BC Dundee was required to meet specified debt covenants at March 31, 2016 and was in breach of certain of these covenants at this
date. Upon breach, Investec is entitled to request early payment of the outstanding debt, however when it became apparent that
the covenants were to be breached, Investec was approached and has waived the breach of the covenants as at March 31, 2016.

4 COMMITMENTS AND CONTINGENCIES

Management Contracts

Certain management contracts require that payments of approximately R14.3 million be made upon the occurrence of a change of
control, other than a change of control attributable to RCF. As no triggering event has taken place, no provision has been recognized
as of March 31, 2016.

During the year ended December 31, 2015, the Company entered into a retention agreement with key management personnel. The
agreement provides for a minimum commitment of R5.7 million until December 31, 2016.

STA Contract Mining Agreement

In terms of the STA Contract Mining Agreement, STA is mining four sections at Magdalena at a fixed contract mining fee per ton,
effective October 31, 2015. The STA Contract Mining Agreement has a three year term, and the option for a further two year
extension if agreed to by all parties. In terms of the STA Equity Settlement Agreement, a portion of the contract mining fees will be
settled in Common Shares, in order to further alleviate cash flow pressures.

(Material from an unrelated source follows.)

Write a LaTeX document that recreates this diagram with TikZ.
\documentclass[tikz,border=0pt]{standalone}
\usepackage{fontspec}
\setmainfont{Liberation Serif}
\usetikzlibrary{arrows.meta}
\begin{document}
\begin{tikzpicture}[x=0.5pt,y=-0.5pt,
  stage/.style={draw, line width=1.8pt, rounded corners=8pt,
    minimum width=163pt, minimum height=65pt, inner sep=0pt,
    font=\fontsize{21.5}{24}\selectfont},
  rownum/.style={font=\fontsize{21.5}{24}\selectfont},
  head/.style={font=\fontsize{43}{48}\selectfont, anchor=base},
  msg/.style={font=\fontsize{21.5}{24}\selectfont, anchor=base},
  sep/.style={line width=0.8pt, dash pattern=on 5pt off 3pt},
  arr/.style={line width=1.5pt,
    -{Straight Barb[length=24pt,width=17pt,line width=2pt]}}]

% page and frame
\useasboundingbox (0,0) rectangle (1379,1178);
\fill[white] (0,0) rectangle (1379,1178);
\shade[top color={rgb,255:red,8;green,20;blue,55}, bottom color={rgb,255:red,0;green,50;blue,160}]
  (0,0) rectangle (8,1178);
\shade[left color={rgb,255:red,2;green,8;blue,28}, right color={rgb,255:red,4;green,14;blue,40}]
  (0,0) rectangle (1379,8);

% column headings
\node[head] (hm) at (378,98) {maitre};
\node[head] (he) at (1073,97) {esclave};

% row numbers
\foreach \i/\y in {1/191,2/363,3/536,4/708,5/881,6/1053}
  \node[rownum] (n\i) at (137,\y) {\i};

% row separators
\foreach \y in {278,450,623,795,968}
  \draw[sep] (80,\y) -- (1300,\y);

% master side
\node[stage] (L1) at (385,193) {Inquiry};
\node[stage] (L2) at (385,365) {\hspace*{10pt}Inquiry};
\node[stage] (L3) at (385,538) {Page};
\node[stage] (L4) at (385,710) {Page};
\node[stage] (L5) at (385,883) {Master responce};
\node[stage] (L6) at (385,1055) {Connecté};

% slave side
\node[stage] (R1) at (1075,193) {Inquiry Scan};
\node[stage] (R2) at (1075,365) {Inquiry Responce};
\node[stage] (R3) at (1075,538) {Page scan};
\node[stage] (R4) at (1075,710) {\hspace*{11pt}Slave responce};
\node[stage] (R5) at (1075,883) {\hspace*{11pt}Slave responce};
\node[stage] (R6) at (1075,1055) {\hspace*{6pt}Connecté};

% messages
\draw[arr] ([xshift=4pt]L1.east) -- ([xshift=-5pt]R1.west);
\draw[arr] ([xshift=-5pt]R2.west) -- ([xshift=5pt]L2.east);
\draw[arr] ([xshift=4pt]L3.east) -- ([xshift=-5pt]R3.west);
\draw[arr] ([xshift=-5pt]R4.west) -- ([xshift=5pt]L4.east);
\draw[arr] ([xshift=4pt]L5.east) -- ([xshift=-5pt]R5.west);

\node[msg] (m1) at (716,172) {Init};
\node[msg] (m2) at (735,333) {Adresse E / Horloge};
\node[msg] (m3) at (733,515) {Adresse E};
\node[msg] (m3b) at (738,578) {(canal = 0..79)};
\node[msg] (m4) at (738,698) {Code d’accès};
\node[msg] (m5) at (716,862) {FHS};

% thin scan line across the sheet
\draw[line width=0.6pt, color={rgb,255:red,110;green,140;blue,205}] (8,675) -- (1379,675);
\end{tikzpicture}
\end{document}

The STA Contract Mining agreement can be terminated on 60 days notice for which period the Company will be liable for payment
for the tons mined at the fixed rate per ton.

Capital Commitments

Capital expenditures contracted for at the statement of financial position date but not recognized in the Interim Results are as
follows:

                                                                              March 31,        December 31,          March 31,
                                                                                   2016                2015               2016
                                                                                      R                   R                 C$
Property, plant and equipment                                                 4 905 047           1 754 679            428 823

Environmental Contingency

The Company's mining and exploration activities are subject to various laws and regulations governing the environment. These laws
and regulations are continually changing and generally becoming more restrictive. The Company believes its operations are
materially in compliance with all applicable laws and regulations. The Company has made, and expects to make in the future,
expenditures to continue to comply with such laws and regulations.

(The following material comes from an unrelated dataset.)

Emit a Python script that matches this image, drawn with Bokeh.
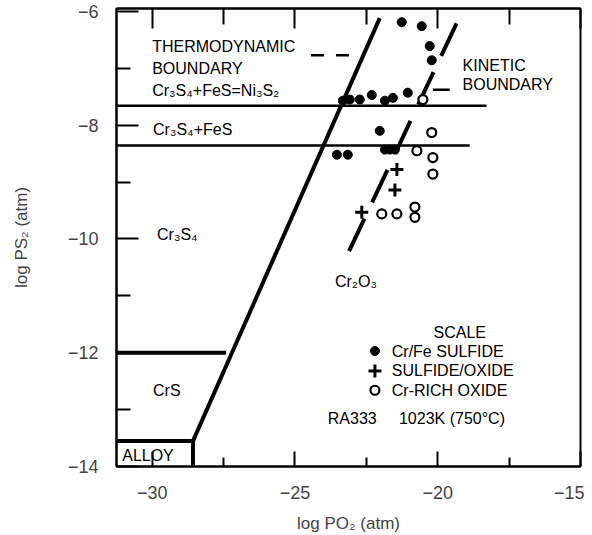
from bokeh.plotting import figure
from bokeh.models import Range1d, LinearAxis, FixedTicker, ColumnDataSource
from bokeh.core.properties import value
from bokeh.embed import file_html
from bokeh.resources import INLINE

FONT = "Liberation Sans"

# ---- axis ticks ----
x_major = [-30, -25, -20, -15]
x_minor = [-27.5, -22.5, -17.5]
y_major = [-6, -8, -10, -12, -14]
y_minor = [-7, -9, -11, -13]

# ---- phase boundaries (log pO2, log pS2) ----
thermo_x = [-28.57, -22.03]
thermo_y = [-13.55, -6.12]
ni_line_x = [-31.25, -18.29]
ni_line_y = [-7.66, -7.66]
fes_line_x = [-31.25, -18.88]
fes_line_y = [-8.36, -8.36]
crs_line_x = [-31.25, -27.41]
crs_line_y = [-12.0, -12.0]
alloy_line_x = [-31.25, -28.57, -28.57]
alloy_line_y = [-13.55, -13.55, -14.0]
kinetic_x = [-19.34, -23.25]
kinetic_y = [-6.21, -10.37]
thermo_leader_x = [-24.44, -23.08]
thermo_leader_y = [-6.77, -6.77]
kinetic_leader_x = [-20.17, -19.58]
kinetic_leader_y = [-7.38, -7.38]

# ---- measured scale compositions ----
sulfide_x = [-21.26, -20.56, -20.28, -20.21, -23.32, -23.08, -22.73, -22.31,
             -21.85, -21.57, -21.05, -22.03, -23.53, -23.15, -21.85, -21.68, -21.50]
sulfide_y = [-6.19, -6.26, -6.61, -6.86, -7.57, -7.55, -7.55, -7.47,
             -7.57, -7.52, -7.43, -8.10, -8.52, -8.52, -8.43, -8.43, -8.43]
mixed_x = [-21.43, -21.50, -22.66]
mixed_y = [-8.78, -9.14, -9.53]
oxide_x = [-20.52, -20.21, -20.73, -20.17, -20.17, -21.96, -21.43, -20.80, -20.80]
oxide_y = [-7.55, -8.13, -8.45, -8.57, -8.86, -9.56, -9.56, -9.44, -9.62]

# ---- region labels ----
label_text = ["THERMODYNAMIC", "BOUNDARY", "Cr₃S₄+FeS=Ni₃S₂", "Cr₃S₄+FeS",
              "Cr₃S₄", "CrS", "ALLOY", "KINETIC", "BOUNDARY", "Cr₂O₃",
              "RA333\u00a0\u00a0\u00a0\u00a0\u00a01023K (750°C)"]
label_x = [-30.0, -30.0, -30.0, -29.97, -29.83, -29.97, -31.05, -19.13, -19.13, -23.6, -23.85]
label_y = [-6.61, -7.0, -7.40, -8.08, -9.93, -12.66, -13.81, -6.96, -7.29, -10.75, -13.16]

legend_title = "SCALE"
legend_title_x = -19.23
legend_title_y = -11.64
legend_names = ["Cr/Fe SULFIDE", "SULFIDE/OXIDE", "Cr-RICH OXIDE"]
legend_marker_x = -22.2
legend_text_x = -21.61
legend_y = [-11.97, -12.32, -12.66]

p = figure(width=584, height=535,
           x_range=Range1d(-31.25, -15), y_range=Range1d(-14, -5.95),
           output_backend="svg", toolbar_location=None,
           min_border_left=116, min_border_right=4,
           min_border_top=8, min_border_bottom=69)
p.grid.visible = False
p.outline_line_color = "black"
p.outline_line_width = 2
p.background_fill_color = "white"
p.border_fill_color = "white"

def style_axis(ax, major_in, minor_in):
    ax.axis_line_width = 2
    ax.axis_line_color = "black"
    ax.major_tick_in = major_in
    ax.major_tick_out = 0
    ax.minor_tick_in = minor_in
    ax.minor_tick_out = 0
    ax.major_tick_line_width = 2
    ax.minor_tick_line_width = 2
    ax.major_label_text_font = FONT
    ax.axis_label_text_font = FONT
    ax.axis_label_text_font_style = "normal"

xa = p.xaxis[0]
xa.ticker = FixedTicker(ticks=x_major, minor_ticks=x_minor)
style_axis(xa, 15, 9)
xa.major_label_text_font_size = "18px"
xa.major_label_standoff = 19
xa.axis_label = "log PO₂ (atm)"
xa.axis_label_text_font_size = "17px"
xa.axis_label_standoff = 12

ya = p.yaxis[0]
ya.ticker = FixedTicker(ticks=y_major, minor_ticks=y_minor)
style_axis(ya, 22, 14)
ya.major_label_text_font_size = "18px"
ya.major_label_standoff = 18
ya.axis_label = "log PS₂ (atm)"
ya.axis_label_text_font_size = "17px"
ya.axis_label_standoff = 34

top = LinearAxis(ticker=FixedTicker(ticks=x_major, minor_ticks=x_minor))
style_axis(top, 20, 16)
top.major_label_overrides = {t: "" for t in x_major}
top.major_label_standoff = 0
p.add_layout(top, "above")

# boundaries
p.line(thermo_x, thermo_y, line_width=4, color="black")
p.line(ni_line_x, ni_line_y, line_width=2.5, color="black")
p.line(fes_line_x, fes_line_y, line_width=2.5, color="black")
p.line(crs_line_x, crs_line_y, line_width=4, color="black")
p.line(alloy_line_x, alloy_line_y, line_width=4, color="black")
p.line(kinetic_x, kinetic_y, line_width=4, color="black", line_dash="36 18")
p.line(thermo_leader_x, thermo_leader_y, line_width=2.5, color="black", line_dash="13 12")
p.line(kinetic_leader_x, kinetic_leader_y, line_width=2.5, color="black")

# data points
p.scatter(sulfide_x, sulfide_y, marker="circle", size=9, color="black")
p.scatter(mixed_x, mixed_y, marker="cross", size=13, line_width=3, color="black")
p.scatter(oxide_x, oxide_y, marker="circle", size=9, line_width=2.2,
          line_color="black", fill_color="white")

# labels
src = ColumnDataSource(dict(x=label_x, y=label_y, t=label_text))
p.text(x="x", y="y", text="t", source=src, text_font=value(FONT),
       text_font_size="16px", text_baseline="middle", text_align="left",
       text_color="black")

p.text(x=[legend_title_x], y=[legend_title_y], text=[legend_title],
       text_font=value(FONT), text_font_size="16px", text_baseline="middle",
       text_align="center", text_color="black")
p.text(x=[legend_text_x] * 3, y=legend_y, text=legend_names,
       text_font=value(FONT), text_font_size="16px", text_baseline="middle",
       text_align="left", text_color="black")
p.scatter([legend_marker_x], [legend_y[0]], marker="circle", size=9, color="black")
p.scatter([legend_marker_x], [legend_y[1]], marker="cross", size=13, line_width=3, color="black")
p.scatter([legend_marker_x], [legend_y[2]], marker="circle", size=9, line_width=2.2,
          line_color="black", fill_color="white")

open("out.html", "w").write(file_html(p, INLINE))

Outstanding Legal Proceedings

On March 20, 2015, the Association of Mineworkers and Construction Union ("AMCU") brought an application against BC Dundee
and Zinoju Coal (Pty) Ltd ("Zinoju") in the Labour Court of South Africa pertaining to the retrenchment process undertaken in terms
of Section 189A of the South Africa Labour Relations Act ("LRA") which was concluded in March 2015. The matter was heard by the
Court on April 14, 2015, and on April 24, 2015, the LRA dismissed the application brought by AMCU with costs. AMCU has appealed
the judgment and the appeal was heard by the Labour Appeal Court on November 4, 2015. On May 11, 2016, the Labour Appeal
Court dismissed AMCU's appeal with no order as to costs.

On April 20, 2015, the trustees of the Avemore Trust brought an application in the High Court of South Africa against, among others,
the South African Minister of Mineral Resources ("the Minister"), BC Dundee and Zinoju in respect of Mining Right 174 ("MR174"). In
terms of the application, the trustees of the Avemore Trust challenged the decision by the Minister, subsequent to an internal
appeal process concluded during September 2014, to grant a converted mining right to BC Dundee and to grant consent for the
cession of the converted mining right to Zinoju. There have been various settlement offers between the parties, but should
settlement not be reached, BC Dundee and Zinoju intend to oppose the application. The Company's legal team, including senior
counsel have advised of a defendable case in terms of Avemore Trust's approach to the matter. The legal process on this matter is
currently ongoing.

On August 27, 2015, notice was received from the Minister that Mining Right 301 ("MR301") had been withdrawn together with the
approval by the Regional Manager of the Environmental Management Plan in respect of MR301 (the "Ministerial Decision"). The
reasons given by the Minister for the Ministerial Decision are procedural issues in respect of the award process, in relation to an
objection received from Avemore Trust in October 2013 against the awarding of the right. On September 15, 2015, an urgent court
order was granted, pending final determination, for the Ministerial Decision to be of no force and effect, to interdict the Minister
from awarding MR301 to any other party and for the Company to continue to mine in terms of MR301.

A review application was instituted by the Company in October 2015 to obtain final relief in the form of an order setting aside the
Ministerial Decision, and the Company's legal team, including senior counsel have indicated a strong likelihood of the review
application being successful. The legal process on this matter is currently ongoing.

5 SUBSEQUENT EVENTS

Issuance of Share Capital

Subsequent to March 31, 2016, the Company issued additional shares to RCF in settlement of interest owing on the RCF convertible
loan facilities for the period January 1, 2016 to March 31, 2016. An additional 42 009 840 Common Shares were issued at C$0.05.

Subsequent to March 31, 2016, the Company issued shares to STA pursuant to the STA Equity Settlement Agreement. An additional
6 136 353 Common Shares were issued at C$0.05.

South African Revenue Service ("SARS") Correspondence

Subsequent to March 31, 2016, BC Dundee received a notification from SARS with regards to an investigation conducted by them on
diesel refunds claimed by BC Dundee under the South African Customs and Excise Act, 91 of 1964. As per the notification, the SARS
Commissioner intends to disallow diesel refunds in the amount of R12.2 million for the period December 2012 to February 2016. BC
Dundee is currently drafting a response to the SARS Commissioner in order to defend its refund claims.

Other Matters

Except for the matters discussed above, no other matters which management believes are material to the financial affairs of the
Company have occurred between the statement of financial position date and the date of approval of the Interim Results.